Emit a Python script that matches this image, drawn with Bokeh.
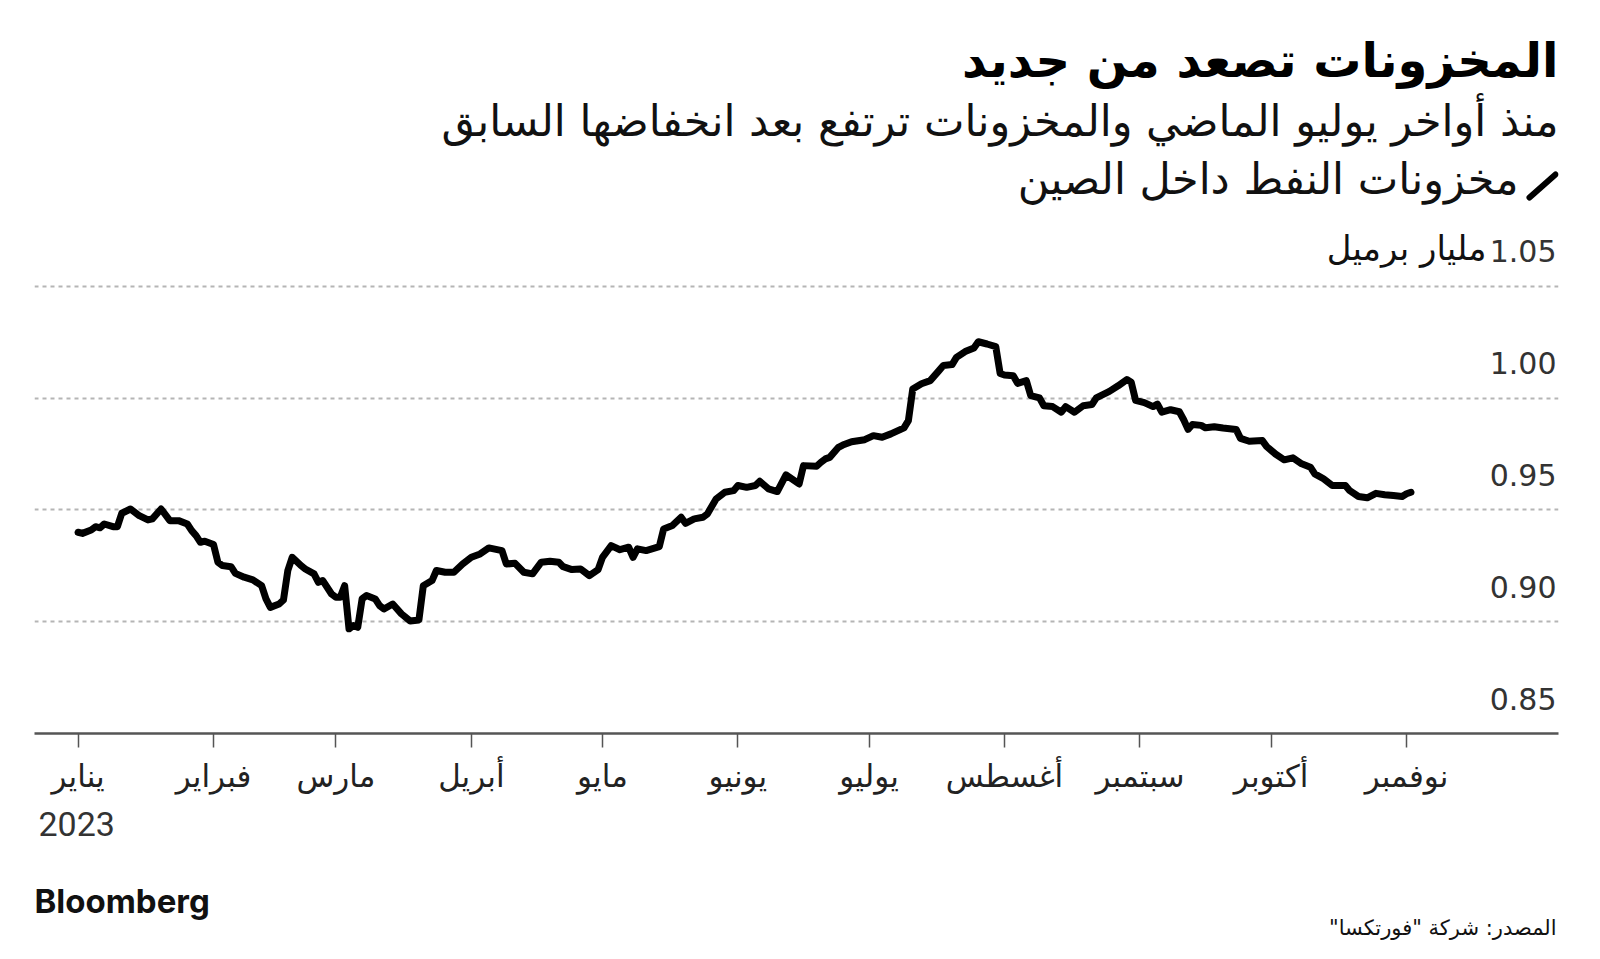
import pandas as pd
from bokeh.plotting import figure
from bokeh.layouts import column
from bokeh.models import (Range1d, FixedTicker, Grid, Label, Arrow, ColumnDataSource, Title)
from bokeh.core.properties import value
from bokeh.embed import file_html
from bokeh.resources import INLINE

# ---------------- data ----------------
dates = [
    "2023-01-01", "2023-01-02", "2023-01-04", "2023-01-05", "2023-01-06", "2023-01-07", "2023-01-09",
    "2023-01-10", "2023-01-11", "2023-01-13", "2023-01-15", "2023-01-17", "2023-01-18", "2023-01-20",
    "2023-01-22", "2023-01-24", "2023-01-26", "2023-01-27", "2023-01-28", "2023-01-29", "2023-01-30",
    "2023-02-01", "2023-02-02", "2023-02-03", "2023-02-05", "2023-02-06", "2023-02-08", "2023-02-10",
    "2023-02-12", "2023-02-13", "2023-02-14", "2023-02-16", "2023-02-17", "2023-02-18", "2023-02-19",
    "2023-02-21", "2023-02-22", "2023-02-24", "2023-02-25", "2023-02-26", "2023-02-28",
    "2023-03-01", "2023-03-02", "2023-03-03", "2023-03-04", "2023-03-05", "2023-03-06", "2023-03-07",
    "2023-03-08", "2023-03-10", "2023-03-11", "2023-03-12", "2023-03-14", "2023-03-16", "2023-03-18",
    "2023-03-20", "2023-03-21", "2023-03-23", "2023-03-24", "2023-03-26", "2023-03-28", "2023-03-30",
    "2023-04-01", "2023-04-03", "2023-04-05", "2023-04-08", "2023-04-09", "2023-04-11", "2023-04-13",
    "2023-04-15", "2023-04-17", "2023-04-19", "2023-04-21", "2023-04-22", "2023-04-24", "2023-04-26",
    "2023-04-28", "2023-04-30",
    "2023-05-01", "2023-05-03", "2023-05-05", "2023-05-07", "2023-05-08", "2023-05-09", "2023-05-11",
    "2023-05-14", "2023-05-15", "2023-05-17", "2023-05-19", "2023-05-20", "2023-05-22", "2023-05-24",
    "2023-05-25", "2023-05-27", "2023-05-29", "2023-05-31",
    "2023-06-01", "2023-06-03", "2023-06-05", "2023-06-06", "2023-06-08", "2023-06-10", "2023-06-12",
    "2023-06-15", "2023-06-16", "2023-06-19", "2023-06-20", "2023-06-21", "2023-06-22", "2023-06-24",
    "2023-06-25", "2023-06-27", "2023-06-30",
    "2023-07-02", "2023-07-04", "2023-07-06", "2023-07-09", "2023-07-10", "2023-07-11", "2023-07-13",
    "2023-07-15", "2023-07-17", "2023-07-18", "2023-07-20", "2023-07-21", "2023-07-23", "2023-07-25",
    "2023-07-26", "2023-07-28", "2023-07-30", "2023-07-31",
    "2023-08-01", "2023-08-03", "2023-08-04", "2023-08-06", "2023-08-07", "2023-08-09", "2023-08-10",
    "2023-08-12", "2023-08-14", "2023-08-15", "2023-08-17", "2023-08-19", "2023-08-21", "2023-08-22",
    "2023-08-25", "2023-08-27", "2023-08-29", "2023-08-30", "2023-08-31",
    "2023-09-02", "2023-09-04", "2023-09-05", "2023-09-06", "2023-09-08", "2023-09-10", "2023-09-11",
    "2023-09-12", "2023-09-13", "2023-09-15", "2023-09-16", "2023-09-18", "2023-09-20", "2023-09-23",
    "2023-09-24", "2023-09-26", "2023-09-29", "2023-09-30",
    "2023-10-02", "2023-10-04", "2023-10-06", "2023-10-08", "2023-10-10", "2023-10-11", "2023-10-13",
    "2023-10-15", "2023-10-18", "2023-10-19", "2023-10-21", "2023-10-23", "2023-10-24", "2023-10-25",
    "2023-10-27", "2023-10-29", "2023-10-31",
    "2023-11-01", "2023-11-02",
]

stocks = [
    0.940, 0.9395, 0.941, 0.9425, 0.942, 0.9437, 0.9425,
    0.9425, 0.9485, 0.9504, 0.9474, 0.9455, 0.946, 0.9504,
    0.9452, 0.9452, 0.9437, 0.9407, 0.9385, 0.9355, 0.936,
    0.9345, 0.9266, 0.9251, 0.9246, 0.9216, 0.9199, 0.9187,
    0.9161, 0.9102, 0.9064, 0.9079, 0.9097, 0.9229, 0.9288,
    0.9251, 0.9236, 0.9214, 0.9176, 0.9184, 0.9124,
    0.9109, 0.9109, 0.9161, 0.8968, 0.8983, 0.8975, 0.9102,
    0.9117, 0.9102, 0.9072, 0.9057, 0.9079, 0.9035, 0.9003,
    0.9008, 0.9161, 0.9184, 0.9229, 0.9221, 0.9221, 0.9258,
    0.9288, 0.9303, 0.933, 0.9318, 0.9258, 0.9261, 0.9221,
    0.9214, 0.9266, 0.927, 0.9266, 0.9246, 0.9233, 0.9236,
    0.9206, 0.9233,
    0.9288, 0.934, 0.9322, 0.9333, 0.9288, 0.9326, 0.9318,
    0.9336, 0.9415, 0.943, 0.9467, 0.944, 0.946, 0.9467,
    0.9482, 0.9549, 0.9579, 0.9586,
    0.9609, 0.9601, 0.9609, 0.9628, 0.9594, 0.9582, 0.9657,
    0.9616, 0.9698, 0.9695, 0.9713, 0.9728, 0.9735, 0.978,
    0.979, 0.9805, 0.9814,
    0.9832, 0.9825, 0.984, 0.9867, 0.9899, 1.0041, 1.0064,
    1.0078, 1.0123, 1.0146, 1.015, 1.0182, 1.0208, 1.0224,
    1.0252, 1.0242, 1.023, 1.011,
    1.0103, 1.010, 1.0066, 1.0078, 1.0011, 1.0001, 0.9966,
    0.9962, 0.9937, 0.9962, 0.9937, 0.9966, 0.9971, 1.0001,
    1.003, 1.0055, 1.0083, 1.0071, 0.999,
    0.998, 0.9962, 0.9973, 0.9937, 0.9948, 0.9939, 0.9903,
    0.986, 0.9882, 0.9878, 0.9867, 0.9872, 0.9866, 0.986,
    0.982, 0.9807, 0.981, 0.9783,
    0.975, 0.9724, 0.9733, 0.9706, 0.9691, 0.9661, 0.9639,
    0.9609, 0.9609, 0.9586, 0.956, 0.9554, 0.9564, 0.9574,
    0.9568, 0.9564, 0.956,
    0.9572, 0.9579,
]

month_starts = ["2023-01-01", "2023-02-01", "2023-03-01", "2023-04-01", "2023-05-01", "2023-06-01",
                "2023-07-01", "2023-08-01", "2023-09-01", "2023-10-01", "2023-11-01"]
month_labels = ["يناير", "فبراير", "مارس", "أبريل", "مايو", "يونيو",
                "يوليو", "أغسطس", "سبتمبر", "أكتوبر", "نوفمبر"]

y_ticks = [0.85, 0.90, 0.95, 1.00, 1.05]
y_tick_labels = ["0.85", "0.90", "0.95", "1.00", "1.05"]

title_text = "المخزونات تصعد من جديد"
subtitle_text = "منذ أواخر يوليو الماضي والمخزونات ترتفع بعد انخفاضها السابق"
legend_text = "مخزونات النفط داخل الصين"
unit_text = "مليار برميل"
year_text = "2023"
source_text = "\u200fالمصدر: شركة \"فورتكسا\"\u200f"
brand_text = "Bloomberg"

# ---------------- geometry ----------------
origin = pd.Timestamp("2023-01-01")
x_days = [(pd.Timestamp(d) - origin).days for d in dates]
tick_days = [(pd.Timestamp(d) - origin).days for d in month_starts]

W = 1600
H1, H2 = 880, 79                    # main chart + footer strip = 959
FL, FR, FB = 34, 1558, 733          # frame edges in pixels (frame top = 0)
XS, XE = -9.97, 338.77
PXV = 0.05 / 111.8                  # value per pixel
Y0 = 0.85
YT = Y0 + FB * PXV


def dx(px):
    return XS + (px - FL) * (XE - XS) / (FR - FL)


def dy(py):
    return Y0 + (FB - py) * PXV


AR = "DejaVu Sans"
BASE = 0.42  # empirical shift of the alphabetic anchor, in em

p = figure(width=W, height=H1, output_backend="svg", toolbar_location=None,
           x_range=Range1d(XS, XE), y_range=Range1d(Y0, YT),
           y_axis_location=None,
           min_border_left=FL, min_border_right=W - FR,
           min_border_top=0, min_border_bottom=H1 - FB)
p.outline_line_color = None
p.background_fill_color = "white"
p.border_fill_color = "white"
p.xgrid.visible = False
p.ygrid.visible = False

p.add_layout(Grid(dimension=1, ticker=FixedTicker(ticks=y_ticks[1:]),
                  grid_line_color="#b5b5b5", grid_line_width=2, grid_line_dash="4 4"))

ax = p.xaxis[0]
ax.ticker = FixedTicker(ticks=tick_days)
ax.major_label_overrides = {d: lab for d, lab in zip(tick_days, month_labels)}
ax.axis_line_color = "#555555"
ax.axis_line_width = 2.5
ax.major_tick_line_color = "#555555"
ax.major_tick_line_width = 1.5
ax.major_tick_out = 14
ax.major_tick_in = 0
ax.minor_tick_line_color = None
ax.major_label_standoff = 10
ax.major_label_text_font = AR
ax.major_label_text_font_size = "31px"
ax.major_label_text_color = "#222222"

src = ColumnDataSource(dict(x=x_days, y=stocks))
p.line("x", "y", source=src, line_color="black", line_width=7,
       line_join="round", line_cap="round")

ysrc = ColumnDataSource(dict(x=[XE] * len(y_ticks), y=y_ticks, t=y_tick_labels))
p.text("x", "y", text="t", source=ysrc, text_align="right", text_baseline="alphabetic",
       x_offset=-2, y_offset=-35, text_font=value(AR), text_font_size="30px",
       text_color="#333333")


def lab(text, px, py, fs, align="right", font=AR, style="normal", color="#111111"):
    p.add_layout(Label(x=dx(px), y=dy(py - BASE * fs), text=text,
                       text_align=align, text_baseline="alphabetic",
                       text_font=font, text_font_size=f"{fs}px", text_font_style=style,
                       text_color=color))


lab(title_text, FR, 80, 48, style="bold", color="#000000")
lab(subtitle_text, FR, 139, 43, color="#111111")
lab(legend_text, 1518, 197, 43, color="#111111")
lab(unit_text, 1486, 262, 34, color="#111111")

p.add_layout(Arrow(end=None, x_start=dx(1529), y_start=dy(197), x_end=dx(1555), y_end=dy(174),
                   line_color="black", line_width=6, line_cap="round"))

p.add_layout(Title(text=year_text, align="left", offset=4, standoff=26,
                   text_font="Roboto", text_font_size="34px", text_font_style="normal",
                   text_color="#333333"), "below")

# ---------------- footer strip (brand + source) ----------------
# the column aligns this strip's frame with the chart frame (FL..FR)
f = figure(width=W, height=H2, output_backend="svg", toolbar_location=None,
           x_range=Range1d(FL, FR), y_range=Range1d(0, H2),
           x_axis_location=None, y_axis_location=None,
           min_border_left=FL, min_border_right=W - FR, min_border_top=0, min_border_bottom=0)
f.outline_line_color = None
f.background_fill_color = "white"
f.border_fill_color = "white"
f.xgrid.visible = False
f.ygrid.visible = False


def flab(text, px, py_global, fs, align, font, style, color):
    local = py_global - H1
    f.add_layout(Label(x=px, y=H2 - (local - BASE * fs), text=text,
                       text_align=align, text_baseline="alphabetic",
                       text_font=font, text_font_size=f"{fs}px", text_font_style=style,
                       text_color=color))


flab(brand_text, FL, 914, 33, "left", "Inter", "bold", "#111111")
flab(source_text, 1556, 936, 21, "right", AR, "normal", "#111111")

open("out.html", "w").write(file_html(column(p, f, spacing=0), INLINE))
=======
Skip the pictures, please, and transcribe only the lines from the beginning of the material through the one that contains "from bokeh.resources import INLINE".

§ REPLY:
Emit a Python script that matches this image, drawn with Bokeh.
import pandas as pd
from bokeh.plotting import figure
from bokeh.layouts import column
from bokeh.models import (Range1d, FixedTicker, Grid, Label, Arrow, ColumnDataSource, Title)
from bokeh.core.properties import value
from bokeh.embed import file_html
from bokeh.resources import INLINE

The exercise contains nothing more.